There is this Jerry Seinfeld story in the same book that I cannot stop thinking about. Seinfeld is driving around with Jimmy Fallon in some old 1950s car, and Fallon asks if he is worried that the car has no airbag. Seinfeld says, "Be honest, in your whole life how often have you needed an airbag?"
It is a joke. It is also a perfect example of how hard it is for a human being to think in probabilities. We do not feel the difference between a one-in-ten and a one-in-a-million. They both just feel like "maybe." So we compensate by trying to control everything, because certainty feels like the only answer to something we cannot compute.
If you are worried about your parachute and the backup parachute both failing, you probably should not be skydiving in the first place.
This draws a line I did not know how to draw before. There is a point up to which preparation is wise. Check the parachute, check the backup, learn the procedures, train with an instructor. Past that point, the worry you are still carrying is not really about preparation anymore. It is about wanting the jump without the jump.
Where exactly you draw that line is yours. I am not writing this to tell anyone to be reckless, and different people at different stages of life with different responsibilities will (rightly) draw it in different places. The point is just that the line exists. Pretending it does not, and researching forever as a substitute for deciding, is its own kind of risk.

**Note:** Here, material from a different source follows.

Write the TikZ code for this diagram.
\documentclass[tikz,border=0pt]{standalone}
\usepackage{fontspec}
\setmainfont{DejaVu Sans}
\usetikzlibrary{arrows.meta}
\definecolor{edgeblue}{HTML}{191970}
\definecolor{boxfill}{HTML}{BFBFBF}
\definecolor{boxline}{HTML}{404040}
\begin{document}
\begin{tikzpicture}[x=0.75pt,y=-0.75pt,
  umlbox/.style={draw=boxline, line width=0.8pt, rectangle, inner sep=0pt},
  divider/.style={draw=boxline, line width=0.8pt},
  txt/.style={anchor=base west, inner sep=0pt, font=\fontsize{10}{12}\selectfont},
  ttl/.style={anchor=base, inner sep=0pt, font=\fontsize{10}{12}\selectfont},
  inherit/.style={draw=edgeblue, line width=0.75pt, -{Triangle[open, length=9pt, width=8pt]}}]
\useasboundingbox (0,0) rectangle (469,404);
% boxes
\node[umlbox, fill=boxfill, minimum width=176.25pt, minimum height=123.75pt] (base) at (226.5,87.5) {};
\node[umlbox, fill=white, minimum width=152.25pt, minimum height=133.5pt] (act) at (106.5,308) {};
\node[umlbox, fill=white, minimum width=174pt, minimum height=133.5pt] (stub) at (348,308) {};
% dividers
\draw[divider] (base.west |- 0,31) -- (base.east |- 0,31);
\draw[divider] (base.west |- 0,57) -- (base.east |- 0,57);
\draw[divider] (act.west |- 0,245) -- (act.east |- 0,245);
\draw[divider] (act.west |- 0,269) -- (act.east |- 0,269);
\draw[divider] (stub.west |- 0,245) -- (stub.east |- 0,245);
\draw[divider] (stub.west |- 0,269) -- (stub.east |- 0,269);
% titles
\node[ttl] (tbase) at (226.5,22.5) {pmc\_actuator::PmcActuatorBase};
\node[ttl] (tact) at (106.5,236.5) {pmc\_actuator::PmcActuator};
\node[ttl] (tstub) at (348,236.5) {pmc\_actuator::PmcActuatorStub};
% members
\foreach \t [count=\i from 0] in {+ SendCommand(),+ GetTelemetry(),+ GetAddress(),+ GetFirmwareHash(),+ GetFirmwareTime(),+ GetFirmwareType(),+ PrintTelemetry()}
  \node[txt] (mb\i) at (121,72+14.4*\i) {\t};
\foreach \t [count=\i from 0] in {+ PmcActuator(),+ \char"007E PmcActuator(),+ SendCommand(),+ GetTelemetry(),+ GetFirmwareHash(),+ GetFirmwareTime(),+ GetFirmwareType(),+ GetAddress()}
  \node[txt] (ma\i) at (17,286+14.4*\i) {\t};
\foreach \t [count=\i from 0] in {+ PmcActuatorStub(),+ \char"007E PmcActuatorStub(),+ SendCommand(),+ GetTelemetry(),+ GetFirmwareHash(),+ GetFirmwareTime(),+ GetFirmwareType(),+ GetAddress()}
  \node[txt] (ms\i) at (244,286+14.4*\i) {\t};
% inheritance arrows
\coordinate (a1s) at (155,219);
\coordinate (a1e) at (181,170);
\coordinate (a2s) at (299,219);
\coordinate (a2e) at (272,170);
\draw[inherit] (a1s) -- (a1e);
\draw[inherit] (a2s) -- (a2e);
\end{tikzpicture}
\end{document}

This is also how a lot of good software gets built. The best systems I have worked on were not the ones trying to never fail. They were the ones that failed in small ways, loudly and quickly, and recovered before anyone noticed. You cannot engineer a system that never breaks. You can engineer one that breaks gracefully.

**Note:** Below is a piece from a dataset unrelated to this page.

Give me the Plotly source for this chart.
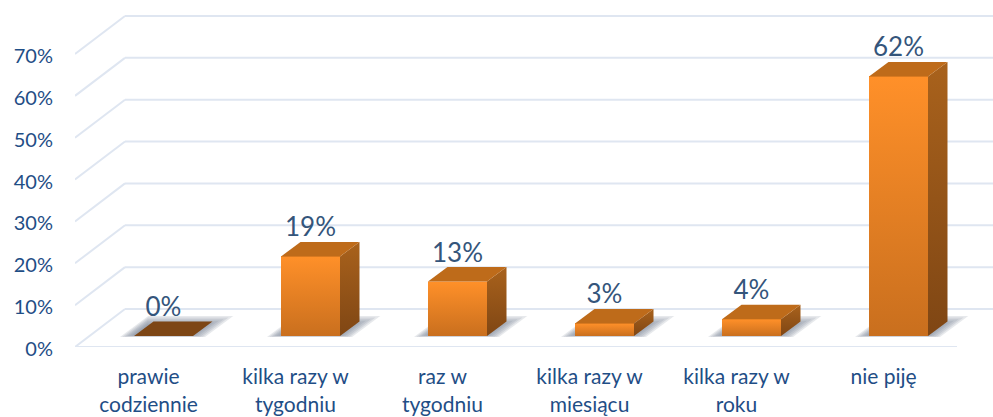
import plotly.graph_objects as go

categories = ["prawie<br>codziennie", "kilka razy w<br>tygodniu", "raz w<br>tygodniu",
              "kilka razy w<br>miesiącu", "kilka razy w<br>roku", "nie piję"]
values = [0, 19, 13, 3, 4, 62]
axis_ticks = [0, 10, 20, 30, 40, 50, 60, 70]
axis_labels = ["0%", "10%", "20%", "30%", "40%", "50%", "60%", "70%"]

PX_X = 147.0      # px per category
PX_Y = 4.186      # px per percent
BAR_W = 59 / PX_X
FRONT_DX = 15 / PX_X           # floor position of bar front relative to the label
FRONT_DY = 11 / PX_Y
DEPTH_X = 19.5 / PX_X
DEPTH_Y = 14.5 / PX_Y
WALL_X = 50 / PX_X
WALL_Y = 38 / PX_Y
X_MIN, X_END, X_MAX = -0.5, 5.5, -0.5 + 918 / PX_X

TICK_COLOR = "#1F4E86"
LABEL_COLOR = "#34557B"
GRID = "#DFE6F1"
FONT = "Lato"

shapes = []


def line(x0, y0, x1, y1):
    shapes.append(dict(type="line", xref="x", yref="y", x0=x0, y0=y0, x1=x1, y1=y1,
                       layer="below", line=dict(color=GRID, width=2)))


for t in axis_ticks:
    line(X_MIN, t, X_MIN + WALL_X, t + WALL_Y)
    line(X_MIN + WALL_X, t + WALL_Y, X_MAX, t + WALL_Y)
line(X_MIN, 0, X_END, 0)


def floor_poly(xc, grow_l, grow_r, front, back, color, opacity):
    """Floor parallelogram around a bar, for its soft shadow."""
    left = xc + FRONT_DX - BAR_W / 2 - grow_l / PX_X
    right = xc + FRONT_DX + BAR_W / 2 + grow_r / PX_X
    y0 = FRONT_DY + front / PX_Y
    y1 = FRONT_DY + back / PX_Y
    slope = DEPTH_X / DEPTH_Y
    sh = (y1 - y0) * slope
    path = (f"M{left},{y0} L{right},{y0} L{right + sh},{y1} L{left + sh},{y1} Z")
    shapes.append(dict(type="path", xref="x", yref="y", path=path, layer="below",
                       line=dict(width=0), fillcolor=color, opacity=opacity))


for i in range(len(values)):
    for k in range(6):
        floor_poly(i, 14 - 2.4 * k, 12 - 2.2 * k, -1 + 0.3 * k, 20 - 1.6 * k, "#6F7C8C", 0.17)

fig = go.Figure()

x_pos = list(range(len(values)))
fig.add_trace(go.Bar(
    x=x_pos, y=values, base=FRONT_DY, width=BAR_W,
    offset=FRONT_DX - BAR_W / 2,
    marker=dict(color="#E8821F", line=dict(width=0)), hoverinfo="skip", showlegend=False,
))

for i, v in enumerate(values):
    xl = i + FRONT_DX - BAR_W / 2
    xr = xl + BAR_W
    y0 = FRONT_DY
    y1 = FRONT_DY + v
    if v > 0:
        # front face with gradient
        fig.add_trace(go.Scatter(
            x=[xl, xr, xr, xl, xl], y=[y0, y0, y1, y1, y0], mode="lines", fill="toself",
            line=dict(width=0), hoverinfo="skip", showlegend=False,
            fillgradient=dict(type="vertical",
                              colorscale=[[0, "#C96F1E"], [1, "#FF9029"]]),
        ))
        # side face
        fig.add_trace(go.Scatter(
            x=[xr, xr + DEPTH_X, xr + DEPTH_X, xr, xr],
            y=[y0, y0 + DEPTH_Y, y1 + DEPTH_Y, y1, y0], mode="lines", fill="toself",
            line=dict(width=0), hoverinfo="skip", showlegend=False,
            fillgradient=dict(type="vertical",
                              colorscale=[[0, "#7F4614"], [1, "#A9621C"]]),
        ))
    # top face
    fig.add_trace(go.Scatter(
        x=[xl, xr, xr + DEPTH_X, xl + DEPTH_X, xl],
        y=[y1, y1, y1 + DEPTH_Y, y1 + DEPTH_Y, y1], mode="lines", fill="toself",
        line=dict(width=0), fillcolor="#BE6B1A" if v > 0 else "#7D4615",
        hoverinfo="skip", showlegend=False,
    ))

fig.add_trace(go.Scatter(
    x=[i + FRONT_DX for i in x_pos],
    y=[FRONT_DY + v + DEPTH_Y + 12 / PX_Y for v in values],
    text=[f"{v}%" for v in values], mode="text", textposition="middle center",
    textfont=dict(family=FONT, size=26, color=LABEL_COLOR),
    hoverinfo="skip", showlegend=False,
))

fig.update_layout(
    width=993, height=417, autosize=False,
    margin=dict(l=75, r=0, t=0, b=70, pad=0),
    paper_bgcolor="white", plot_bgcolor="white",
    shapes=shapes, bargap=0, showlegend=False,
    xaxis=dict(range=[X_MIN, X_MAX], tickmode="array", tickvals=x_pos, ticktext=categories,
               showgrid=False, zeroline=False, showline=False, automargin=False,
               ticks="outside", ticklen=11, tickcolor="rgba(0,0,0,0)",
               tickfont=dict(family=FONT, size=21, color=TICK_COLOR)),
    yaxis=dict(range=[0, 347 / PX_Y], tickmode="array", tickvals=axis_ticks, ticktext=axis_labels,
               showgrid=False, zeroline=False, showline=False, automargin=False,
               ticks="outside", ticklen=17, tickcolor="rgba(0,0,0,0)", ticklabelshift=2,
               tickfont=dict(family=FONT, size=20, color=TICK_COLOR)),
)

fig.write_html("out.html", config={"displayModeBar": False},
               post_script="document.body.style.margin='0';document.body.style.overflow='hidden';")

Housel tells one more Seinfeld story in the book that I keep coming back to. Jerry killed his own show when it was at its peak. He later said the reason was this: the only way to know where the top is, is to experience the decline, and he had no interest in doing that. Maybe the show could have kept climbing. Maybe it could not. He was fine not knowing the answer.
Moving from philosophical yapping to personal story,
it was a public holiday in September 2019. I was in my last 30 of notice period at Infosys, fast asleep in my PG room in Bangalore, when my phone rang with a number & Truecaller said it was Prashanth HN. I had known him briefly for about a year by then, through Raalzz, who was already working with him. I picked up, and Prashanth told me his startup was pivoting into services and asked if I wanted to be part of it. He said it was going to be very new for everyone and that it would be a fun ride if I was up for it.
I hung up and immediately called Raalzz. He walked me through the pivot, the thinking behind it, what the focus of the new company was going to be. It sounded exciting in a way things rarely sound exciting over a phone call on a Monday afternoon. I did a lot of reading. I talked to my family, who had already been practical enough to let me walk away from a stable job at a company like Infosys. And then I said yes.
It has not been all rainbows and unicorns, but every day has been more challenging and fun than the last. Joining AntStack has to be one of the best decisions I have ever made for myself.
Today, as this post goes live, we are announcing that AntStack is joining HashedIn by Deloitte for the next chapter of the story. I hadn't thought of us getting acquired when I said yes to this journey, but it led to today, because of a big leap of trust.